Its getting long enough though that I think perl/even awk might win due to being more readable.
A POSIX compliant one using the s command:
sed '/CLIENTSCRIPT="foo"/s/.*/&\
CLIENTSCRIPT2="hello"/' file
Maybe a bit late to post an answer for this, but I found some of the above solutions a bit cumbersome.
I tried simple string replacement in sed and it worked:
sed 's/CLIENTSCRIPT="foo"/&\nCLIENTSCRIPT2="hello"/' file
& sign reflects the matched string, and then you add \n and the new line.

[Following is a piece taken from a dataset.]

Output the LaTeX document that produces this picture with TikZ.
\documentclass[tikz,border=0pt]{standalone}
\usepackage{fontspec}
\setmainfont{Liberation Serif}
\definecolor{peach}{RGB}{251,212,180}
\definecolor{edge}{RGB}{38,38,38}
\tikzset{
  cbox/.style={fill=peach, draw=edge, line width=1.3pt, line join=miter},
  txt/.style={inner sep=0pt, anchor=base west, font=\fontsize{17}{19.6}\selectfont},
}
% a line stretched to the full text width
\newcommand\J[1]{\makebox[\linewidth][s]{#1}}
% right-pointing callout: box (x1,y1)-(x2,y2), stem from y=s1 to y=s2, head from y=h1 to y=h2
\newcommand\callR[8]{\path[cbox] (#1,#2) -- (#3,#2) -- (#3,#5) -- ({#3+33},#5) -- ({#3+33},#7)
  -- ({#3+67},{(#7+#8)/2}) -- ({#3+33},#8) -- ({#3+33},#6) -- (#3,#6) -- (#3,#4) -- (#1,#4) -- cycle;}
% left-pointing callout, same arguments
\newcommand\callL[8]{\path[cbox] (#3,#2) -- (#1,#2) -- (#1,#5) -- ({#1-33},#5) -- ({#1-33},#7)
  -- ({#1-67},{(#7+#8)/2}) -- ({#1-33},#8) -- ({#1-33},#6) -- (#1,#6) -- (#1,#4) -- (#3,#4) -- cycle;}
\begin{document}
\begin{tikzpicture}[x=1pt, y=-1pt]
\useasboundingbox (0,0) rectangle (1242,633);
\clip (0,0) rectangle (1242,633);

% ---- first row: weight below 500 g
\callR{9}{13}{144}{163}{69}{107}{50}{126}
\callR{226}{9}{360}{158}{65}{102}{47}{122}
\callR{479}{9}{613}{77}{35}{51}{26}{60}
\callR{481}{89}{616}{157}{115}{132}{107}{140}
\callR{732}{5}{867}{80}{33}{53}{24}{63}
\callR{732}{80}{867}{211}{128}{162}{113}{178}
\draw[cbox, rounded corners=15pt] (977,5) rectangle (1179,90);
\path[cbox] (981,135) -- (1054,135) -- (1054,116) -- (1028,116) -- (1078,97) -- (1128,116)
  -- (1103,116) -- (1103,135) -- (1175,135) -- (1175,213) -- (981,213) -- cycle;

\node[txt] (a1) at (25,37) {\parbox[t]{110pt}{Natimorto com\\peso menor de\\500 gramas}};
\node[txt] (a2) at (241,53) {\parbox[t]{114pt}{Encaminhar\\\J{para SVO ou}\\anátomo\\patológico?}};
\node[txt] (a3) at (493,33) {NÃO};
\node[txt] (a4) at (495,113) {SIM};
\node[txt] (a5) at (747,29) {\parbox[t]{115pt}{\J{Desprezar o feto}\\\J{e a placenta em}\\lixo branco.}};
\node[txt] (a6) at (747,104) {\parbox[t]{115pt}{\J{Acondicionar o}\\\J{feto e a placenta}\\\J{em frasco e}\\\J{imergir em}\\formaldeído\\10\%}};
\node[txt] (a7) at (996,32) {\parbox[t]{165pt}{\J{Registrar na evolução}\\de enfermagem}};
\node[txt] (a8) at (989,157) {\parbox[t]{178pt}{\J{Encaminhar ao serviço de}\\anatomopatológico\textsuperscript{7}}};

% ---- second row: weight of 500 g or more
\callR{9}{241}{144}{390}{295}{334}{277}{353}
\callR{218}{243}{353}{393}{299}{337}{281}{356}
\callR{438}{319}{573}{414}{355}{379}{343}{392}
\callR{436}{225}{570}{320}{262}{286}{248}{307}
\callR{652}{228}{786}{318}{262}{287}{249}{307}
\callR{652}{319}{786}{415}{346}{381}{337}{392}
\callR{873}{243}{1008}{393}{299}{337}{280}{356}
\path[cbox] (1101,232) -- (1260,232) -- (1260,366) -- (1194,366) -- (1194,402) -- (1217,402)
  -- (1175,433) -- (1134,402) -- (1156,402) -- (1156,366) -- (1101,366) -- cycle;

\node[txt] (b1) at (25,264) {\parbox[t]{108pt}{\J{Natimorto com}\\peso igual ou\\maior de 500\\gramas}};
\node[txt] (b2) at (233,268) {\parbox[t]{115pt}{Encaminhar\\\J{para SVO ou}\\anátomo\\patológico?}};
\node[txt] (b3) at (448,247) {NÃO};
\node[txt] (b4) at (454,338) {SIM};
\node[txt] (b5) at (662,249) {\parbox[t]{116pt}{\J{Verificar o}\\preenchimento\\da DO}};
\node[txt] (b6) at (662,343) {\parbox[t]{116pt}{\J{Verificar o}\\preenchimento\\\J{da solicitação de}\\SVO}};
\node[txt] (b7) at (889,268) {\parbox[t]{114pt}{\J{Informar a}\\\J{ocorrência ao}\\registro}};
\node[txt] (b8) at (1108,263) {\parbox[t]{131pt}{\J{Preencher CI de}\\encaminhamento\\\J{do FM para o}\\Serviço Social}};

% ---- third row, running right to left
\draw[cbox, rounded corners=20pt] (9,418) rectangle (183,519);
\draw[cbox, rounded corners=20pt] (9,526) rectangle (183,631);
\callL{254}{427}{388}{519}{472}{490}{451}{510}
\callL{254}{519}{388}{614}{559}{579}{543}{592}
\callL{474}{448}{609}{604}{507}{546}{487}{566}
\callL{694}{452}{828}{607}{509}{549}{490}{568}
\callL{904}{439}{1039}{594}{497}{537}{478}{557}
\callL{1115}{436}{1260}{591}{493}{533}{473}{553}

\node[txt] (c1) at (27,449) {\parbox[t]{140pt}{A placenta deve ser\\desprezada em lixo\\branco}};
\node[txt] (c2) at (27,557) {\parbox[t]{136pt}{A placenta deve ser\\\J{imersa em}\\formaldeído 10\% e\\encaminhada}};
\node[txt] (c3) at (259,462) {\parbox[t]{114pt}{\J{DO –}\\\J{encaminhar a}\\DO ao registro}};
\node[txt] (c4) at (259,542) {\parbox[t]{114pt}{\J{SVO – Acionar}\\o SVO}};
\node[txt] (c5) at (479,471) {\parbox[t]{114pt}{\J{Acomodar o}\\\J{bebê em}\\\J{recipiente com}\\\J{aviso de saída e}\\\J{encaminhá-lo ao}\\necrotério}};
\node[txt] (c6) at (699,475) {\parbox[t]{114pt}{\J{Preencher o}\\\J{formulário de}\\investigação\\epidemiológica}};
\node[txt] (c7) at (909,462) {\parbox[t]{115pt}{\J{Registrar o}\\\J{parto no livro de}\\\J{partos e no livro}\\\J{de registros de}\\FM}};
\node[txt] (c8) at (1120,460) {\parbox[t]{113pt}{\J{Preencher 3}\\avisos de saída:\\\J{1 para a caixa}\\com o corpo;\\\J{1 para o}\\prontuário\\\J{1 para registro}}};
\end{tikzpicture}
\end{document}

As mentioned, if you want to do it in-place:
sed -i 's/CLIENTSCRIPT="foo"/&\nCLIENTSCRIPT2="hello"/' file
Another thing. You can match using an expression:
sed -i 's/CLIENTSCRIPT=.*/&\nCLIENTSCRIPT2="hello"/' file
Hope this helps someone
The awk variant :
awk '1;/CLIENTSCRIPT=/{print "CLIENTSCRIPT2=\"hello\""}' file
I had a similar task, and was not able to get the above perl solution to work.
Here is my solution:
perl -i -pe "BEGIN{undef $/;} s/^\[mysqld\]$/[mysqld]\n\ncollation-server = utf8_unicode_ci\n/sgm" /etc/mysql/my.cnf
Explanation:
Uses a regular expression to search for a line in my /etc/mysql/my.cnf file that contained only [mysqld] and replaced it with
[mysqld]
collation-server = utf8_unicode_ci
effectively adding the collation-server = utf8_unicode_ci line after the line containing [mysqld].

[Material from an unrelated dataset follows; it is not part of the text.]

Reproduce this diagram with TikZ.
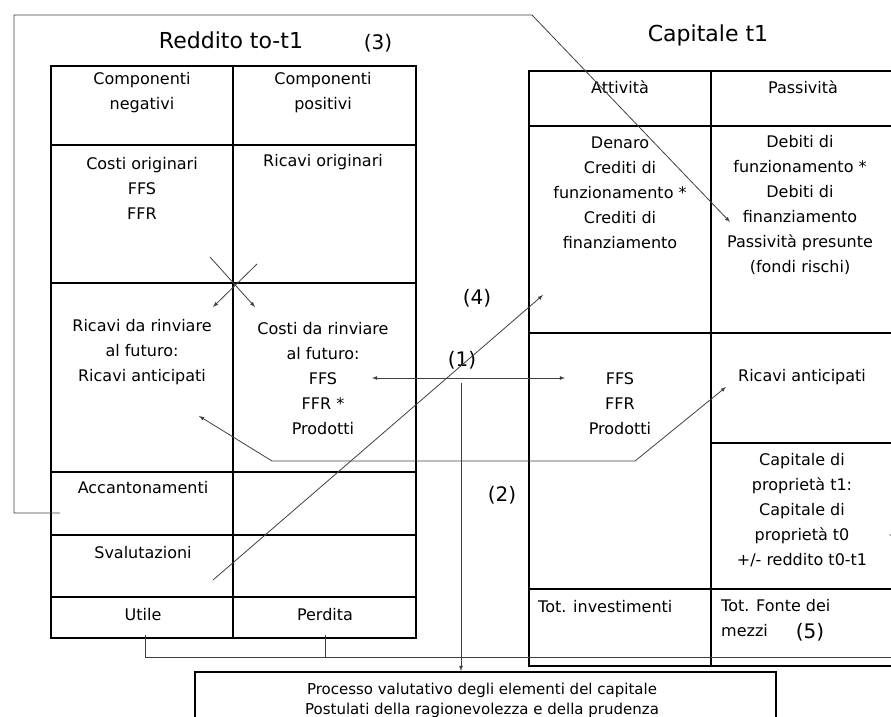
\documentclass[tikz,border=0pt]{standalone}
\usepackage{fontspec}
\setmainfont{DejaVu Sans}
\begin{document}
\begin{tikzpicture}[x=1pt,y=-1pt,
		font=\fontsize{16}{25}\selectfont,
		cell/.style={align=center,inner sep=0pt},
		title/.style={inner sep=0pt,font=\fontsize{22}{26}\selectfont},
		numlabel/.style={inner sep=0pt,font=\fontsize{20}{24}\selectfont},
		outerline/.style={line width=2.2pt},
		innerline/.style={line width=1.5pt},
		conn/.style={line width=0.8pt,black!75}]
	\useasboundingbox (0,0) rectangle (891,717);
	\clip (0,0) rectangle (891,717);
	% conto economico
	\draw[outerline] (51,66) rectangle (416,638);
	\draw[innerline] (233,66) -- (233,638);
	\draw[innerline] (51,145) -- (416,145);
	\draw[innerline] (51,283) -- (416,283);
	\draw[innerline] (51,472) -- (416,472);
	\draw[innerline] (51,535) -- (416,535);
	\draw[innerline] (51,597) -- (416,597);
	% stato patrimoniale
	\draw[outerline] (529,71) rectangle (910,666);
	\draw[innerline] (711,71) -- (711,666);
	\draw[innerline] (529,126) -- (910,126);
	\draw[innerline] (529,333) -- (910,333);
	\draw[innerline] (711,443) -- (910,443);
	\draw[innerline] (529,589) -- (910,589);
	% processo valutativo
	\draw[line width=1.2pt] (195,672) rectangle (776,740);
	\path
		  (231,40)  node[title] (redd)     {Reddito to-t1}
		  (378,43)  node[numlabel] (n3)    {(3)}
		  (708,35)  node[title] (capt)     {Capitale t1}
		  (142,93)  node[cell] (neg)       {Componenti\\negativi}
		  (323,93)  node[cell] (pos)       {Componenti\\positivi}
		  (142,188) node[cell] (costi)     {Costi originari\\FFS\\FFR}
		  (323,162) node[cell] (ricavi)    {Ricavi originari}
		  (142,352) node[cell] (rinvric)   {Ricavi da rinviare\\al futuro:\\Ricavi anticipati}
		  (323,379) node[cell] (rinvcos)   {Costi da rinviare\\al futuro:\\FFS\\FFR *\\Prodotti}
		  (143,488) node[cell] (acc)       {Accantonamenti}
		  (143,553) node[cell] (sval)      {Svalutazioni}
		  (143,615) node[cell] (utile)     {Utile}
		  (325,615) node[cell] (perdita)   {Perdita}
		  (620,87)  node[cell] (att)       {Attività}
		  (803,87)  node[cell] (pas)       {Passività}
		  (620,193) node[cell] (attcorr)   {Denaro\\Crediti di\\funzionamento *\\Crediti di\\finanziamento}
		  (800,205) node[cell] (pascorr)   {Debiti di\\funzionamento *\\Debiti di\\finanziamento\\Passività presunte\\(fondi rischi)}
		  (620,404) node[cell] (attrinv)   {FFS\\FFR\\Prodotti}
		  (802,377) node[cell] (ricant)    {Ricavi anticipati}
		  (802,510) node[cell] (capprop)   {Capitale di\\proprietà t1:\\Capitale di\\proprietà t0\\+/- reddito t0-t1}
		  (538,607) node[cell,anchor=west] (totinv) {Tot. investimenti}
		  (721,618) node[cell,anchor=west,align=left] (totfonte) {Tot. Fonte dei\\mezzi}
		  (810,632) node[numlabel] (n5)    {(5)}
		  (462,360) node[numlabel] (n1)    {(1)}
		  (502,495) node[numlabel] (n2)    {(2)}
		  (477,298) node[numlabel] (n4)    {(4)}
		  (482,700) node[cell,font=\fontsize{15}{20}\selectfont] (proc)
			{Processo valutativo degli elementi del capitale\\Postulati della ragionevolezza e della prudenza}
	;
	\path
		  (60,513)  coordinate (accout)
		  (14,513)  coordinate (frameb)
		  (14,15)   coordinate (framet)
		  (532,15)  coordinate (framer)
		  (730,222) coordinate (fondi)
		  (210,257) coordinate (xa)
		  (255,307) coordinate (xb)
		  (257,264) coordinate (xc)
		  (213,307) coordinate (xd)
		  (372,378) coordinate (ffsl)
		  (565,378) coordinate (ffsr)
		  (461,383) coordinate (vtop)
		  (461,671) coordinate (proctop)
		  (213,580) coordinate (svalout)
		  (543,295) coordinate (attin)
		  (199,416) coordinate (ricl)
		  (272,461) coordinate (ricbl)
		  (635,461) coordinate (ricbr)
		  (726,387) coordinate (ricr)
		  (145,635) coordinate (utout)
		  (145,657) coordinate (utdown)
		  (325,635) coordinate (peout)
		  (325,657) coordinate (pedown)
		  (905,657) coordinate (farb)
		  (905,535) coordinate (fart)
		  (889,535) coordinate (capin)
	;
	\draw[-latex,conn] (accout) -- (frameb) -- (framet) -- (framer) -- (fondi);
	\draw[-latex,conn] (xa) -- (xb);
	\draw[-latex,conn] (xc) -- (xd);
	\draw[latex-latex,conn] (ffsl) -- (ffsr);
	\draw[-latex,conn] (vtop) -- (proctop);
	\draw[-latex,conn] (svalout) -- (attin);
	\draw[latex-latex,conn] (ricl) -- (ricbl) -- (ricbr) -- (ricr);
	\draw[conn] (peout) -- (pedown);
	\draw[-latex,conn] (utout) -- (utdown) -- (farb) -- (fart) -- (capin);
\end{tikzpicture}
\end{document}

I had to do this recently as well for both Mac and Linux OS's and after browsing through many posts and trying many things out, in my particular opinion I never got to where I wanted to which is: a simple enough to understand solution using well known and standard commands with simple patterns, one liner, portable, expandable to add in more constraints. Then I tried to looked at it with a different perspective, that's when I realized i could do without the "one liner" option if a "2-liner" met the rest of my criteria. At the end I came up with this solution I like that works in both Ubuntu and Mac which i wanted to share with everyone:
insertLine=$(( $(grep -n "foo" sample.txt | cut -f1 -d: | head -1) + 1 ))
sed -i -e "$insertLine"' i\'$'\n''bar'$'\n' sample.txt
In first command, grep looks for line numbers containing "foo", cut/head selects 1st occurrence, and the arithmetic op increments that first occurrence line number by 1 since I want to insert after the occurrence.
In second command, it's an in-place file edit, "i" for inserting: an ansi-c quoting new line, "bar", then another new line. The result is adding a new line containing "bar" after the "foo" line. Each of these 2 commands can be expanded to more complex operations and matching.